• Written problem: Reproduce the listing below without changes, except that pictures are left out.

• Data block:

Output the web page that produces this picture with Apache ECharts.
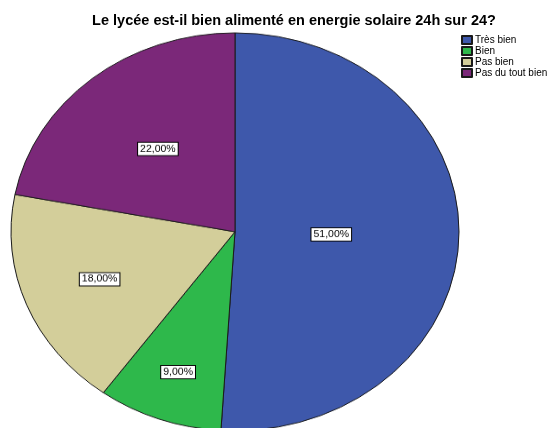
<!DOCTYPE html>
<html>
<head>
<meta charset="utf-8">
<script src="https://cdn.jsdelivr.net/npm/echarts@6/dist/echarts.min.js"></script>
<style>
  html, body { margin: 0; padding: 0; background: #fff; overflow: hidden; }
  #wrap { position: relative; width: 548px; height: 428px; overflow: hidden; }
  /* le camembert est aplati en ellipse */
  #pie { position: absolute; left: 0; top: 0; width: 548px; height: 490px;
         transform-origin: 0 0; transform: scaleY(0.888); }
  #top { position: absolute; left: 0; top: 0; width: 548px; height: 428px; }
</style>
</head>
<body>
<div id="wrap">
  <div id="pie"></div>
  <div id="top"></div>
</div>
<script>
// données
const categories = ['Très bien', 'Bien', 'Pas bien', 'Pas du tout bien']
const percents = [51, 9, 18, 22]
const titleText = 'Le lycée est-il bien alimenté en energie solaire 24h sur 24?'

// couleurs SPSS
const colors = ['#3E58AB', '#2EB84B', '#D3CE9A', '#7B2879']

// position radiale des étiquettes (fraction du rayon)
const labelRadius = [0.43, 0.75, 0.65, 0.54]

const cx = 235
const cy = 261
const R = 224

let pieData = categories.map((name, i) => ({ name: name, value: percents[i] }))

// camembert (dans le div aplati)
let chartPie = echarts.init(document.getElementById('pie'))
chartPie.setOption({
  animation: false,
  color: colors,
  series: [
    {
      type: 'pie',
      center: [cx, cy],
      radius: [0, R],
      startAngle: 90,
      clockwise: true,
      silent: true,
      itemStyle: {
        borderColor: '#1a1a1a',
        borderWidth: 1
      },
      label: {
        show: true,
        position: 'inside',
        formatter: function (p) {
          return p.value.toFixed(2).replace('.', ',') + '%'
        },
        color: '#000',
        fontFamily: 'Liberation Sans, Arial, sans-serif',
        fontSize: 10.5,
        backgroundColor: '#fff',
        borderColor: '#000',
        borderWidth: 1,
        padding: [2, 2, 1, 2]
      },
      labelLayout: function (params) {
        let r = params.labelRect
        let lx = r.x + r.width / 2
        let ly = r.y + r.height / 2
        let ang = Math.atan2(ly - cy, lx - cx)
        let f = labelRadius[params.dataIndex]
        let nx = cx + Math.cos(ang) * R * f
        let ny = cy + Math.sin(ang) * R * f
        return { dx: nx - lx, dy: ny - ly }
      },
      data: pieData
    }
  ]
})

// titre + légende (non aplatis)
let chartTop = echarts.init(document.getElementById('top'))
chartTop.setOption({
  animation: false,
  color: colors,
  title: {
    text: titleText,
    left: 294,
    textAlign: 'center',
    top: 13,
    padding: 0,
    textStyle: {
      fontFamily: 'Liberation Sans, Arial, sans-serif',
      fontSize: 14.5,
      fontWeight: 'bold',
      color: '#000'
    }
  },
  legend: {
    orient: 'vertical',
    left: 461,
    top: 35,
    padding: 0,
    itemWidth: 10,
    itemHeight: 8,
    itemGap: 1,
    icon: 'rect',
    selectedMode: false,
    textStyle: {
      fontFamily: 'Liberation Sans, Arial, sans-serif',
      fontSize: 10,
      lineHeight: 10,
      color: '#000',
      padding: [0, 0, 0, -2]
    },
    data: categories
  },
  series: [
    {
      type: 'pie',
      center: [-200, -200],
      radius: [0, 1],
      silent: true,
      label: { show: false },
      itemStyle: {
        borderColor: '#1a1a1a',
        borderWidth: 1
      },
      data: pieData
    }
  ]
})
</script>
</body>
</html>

• Finished exercise:
Output the web page that produces this picture with Apache ECharts.
<!DOCTYPE html>
<html>
<head>
<meta charset="utf-8">
<script src="https://cdn.jsdelivr.net/npm/echarts@6/dist/echarts.min.js"></script>
<style>
  html, body { margin: 0; padding: 0; background: #fff; overflow: hidden; }
  #wrap { position: relative; width: 548px; height: 428px; overflow: hidden; }
  /* le camembert est aplati en ellipse */
  #pie { position: absolute; left: 0; top: 0; width: 548px; height: 490px;
         transform-origin: 0 0; transform: scaleY(0.888); }
  #top { position: absolute; left: 0; top: 0; width: 548px; height: 428px; }
</style>
</head>
<body>
<div id="wrap">
  <div id="pie"></div>
  <div id="top"></div>
</div>
<script>
// données
const categories = ['Très bien', 'Bien', 'Pas bien', 'Pas du tout bien']
const percents = [51, 9, 18, 22]
const titleText = 'Le lycée est-il bien alimenté en energie solaire 24h sur 24?'

// couleurs SPSS
const colors = ['#3E58AB', '#2EB84B', '#D3CE9A', '#7B2879']

// position radiale des étiquettes (fraction du rayon)
const labelRadius = [0.43, 0.75, 0.65, 0.54]

const cx = 235
const cy = 261
const R = 224

let pieData = categories.map((name, i) => ({ name: name, value: percents[i] }))

// camembert (dans le div aplati)
let chartPie = echarts.init(document.getElementById('pie'))
chartPie.setOption({
  animation: false,
  color: colors,
  series: [
    {
      type: 'pie',
      center: [cx, cy],
      radius: [0, R],
      startAngle: 90,
      clockwise: true,
      silent: true,
      itemStyle: {
        borderColor: '#1a1a1a',
        borderWidth: 1
      },
      label: {
        show: true,
        position: 'inside',
        formatter: function (p) {
          return p.value.toFixed(2).replace('.', ',') + '%'
        },
        color: '#000',
        fontFamily: 'Liberation Sans, Arial, sans-serif',
        fontSize: 10.5,
        backgroundColor: '#fff',
        borderColor: '#000',
        borderWidth: 1,
        padding: [2, 2, 1, 2]
      },
      labelLayout: function (params) {
        let r = params.labelRect
        let lx = r.x + r.width / 2
        let ly = r.y + r.height / 2
        let ang = Math.atan2(ly - cy, lx - cx)
        let f = labelRadius[params.dataIndex]
        let nx = cx + Math.cos(ang) * R * f
        let ny = cy + Math.sin(ang) * R * f
        return { dx: nx - lx, dy: ny - ly }
      },
      data: pieData
    }
  ]
})

// titre + légende (non aplatis)
let chartTop = echarts.init(document.getElementById('top'))
chartTop.setOption({
  animation: false,
  color: colors,
  title: {
    text: titleText,
    left: 294,
    textAlign: 'center',
    top: 13,
    padding: 0,
    textStyle: {
      fontFamily: 'Liberation Sans, Arial, sans-serif',
      fontSize: 14.5,
      fontWeight: 'bold',
      color: '#000'
    }
  },
  legend: {
    orient: 'vertical',
    left: 461,
    top: 35,
    padding: 0,
    itemWidth: 10,
    itemHeight: 8,
    itemGap: 1,
    icon: 'rect',
    selectedMode: false,
    textStyle: {
      fontFamily: 'Liberation Sans, Arial, sans-serif',
      fontSize: 10,
      lineHeight: 10,
      color: '#000',
      padding: [0, 0, 0, -2]
    },
    data: categories
  },
  series: [
    {
      type: 'pie',
      center: [-200, -200],
      radius: [0, 1],
      silent: true,
      label: { show: false },
      itemStyle: {
        borderColor: '#1a1a1a',
        borderWidth: 1
      },
      data: pieData
    }
  ]
})
</script>
</body>
</html>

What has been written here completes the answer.